1年前の私には、とうてい想像もできなかった現実です。今は高校を辞める時の約束だった『高等学校卒業程度認定試験』にチャレンジしようとしています。 誰かに言われたからではなく、自分の人生の幅を広げるためにも、『やりたい』と思っています。とはいえ、今は仕事も忙しいし、 友達とも遊びたいし、勉強時間がとれないのが悩みの種です。(松谷さん)

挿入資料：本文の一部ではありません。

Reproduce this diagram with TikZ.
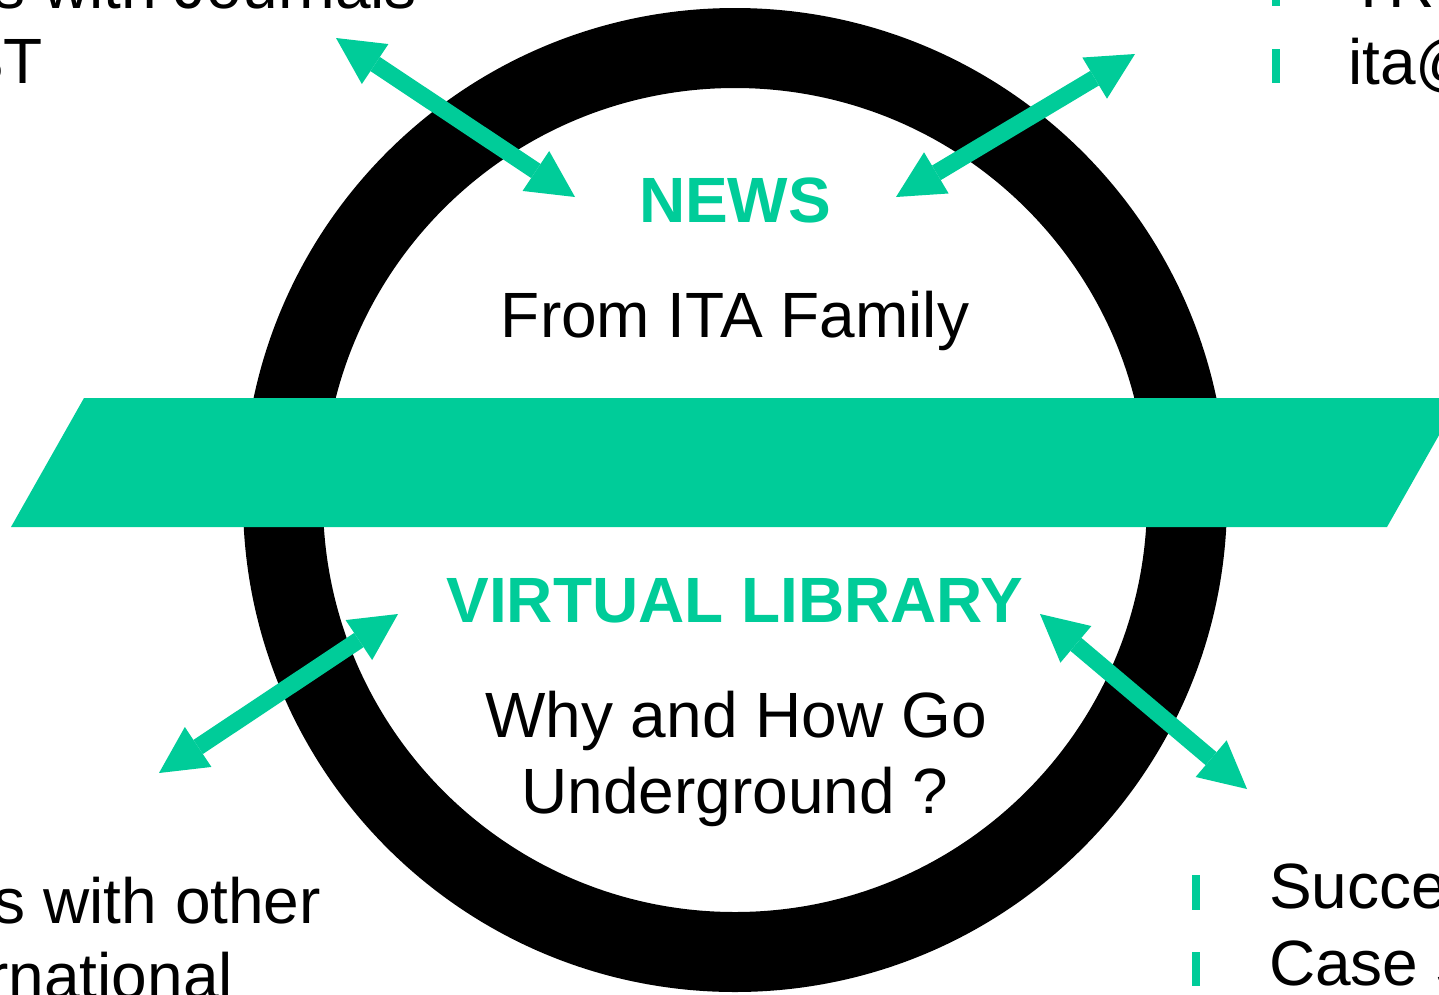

本書には、赤裸々な著者の気持ちが語られている。私たちは縛られたくない、自分の個性を殺して、押し込められて、生きていきたくない、自殺を望んでいた友人のこと、絶望させられた高校の先生のこと、親の顔も見たくなくなって家を出た一人暮らしのこと、自立している友達のこと、尊敬できる大人に出会ったこと、などである。

これが、17歳の素直な気持ちなのだと考える。

17歳のリアリティ

書店には「生き方」の本がたくさん陳列されている。それらの多くはリアリティに欠けている。著者のようなティーン世代がどのように感じ、どのように自分の道を切り開いていこうとしているのか?それらを大人が理解することは困難だろう。

17歳といえば多感な時期でもある。本書は、子育てをしている親御さんや学校で「先生」と呼ばれている人たちに読んでもらいたい。何かを感じるのではないかと思う。

また、悩みを抱えていない子供もいない。お父さんや、お母さんの言うことをよく聞いているいい子ではなく、ちょっと壁にぶち当たっている人にもおススメしたい。

今回、初出版を実現した、松谷咲さんの輝かしい前途を祈念します。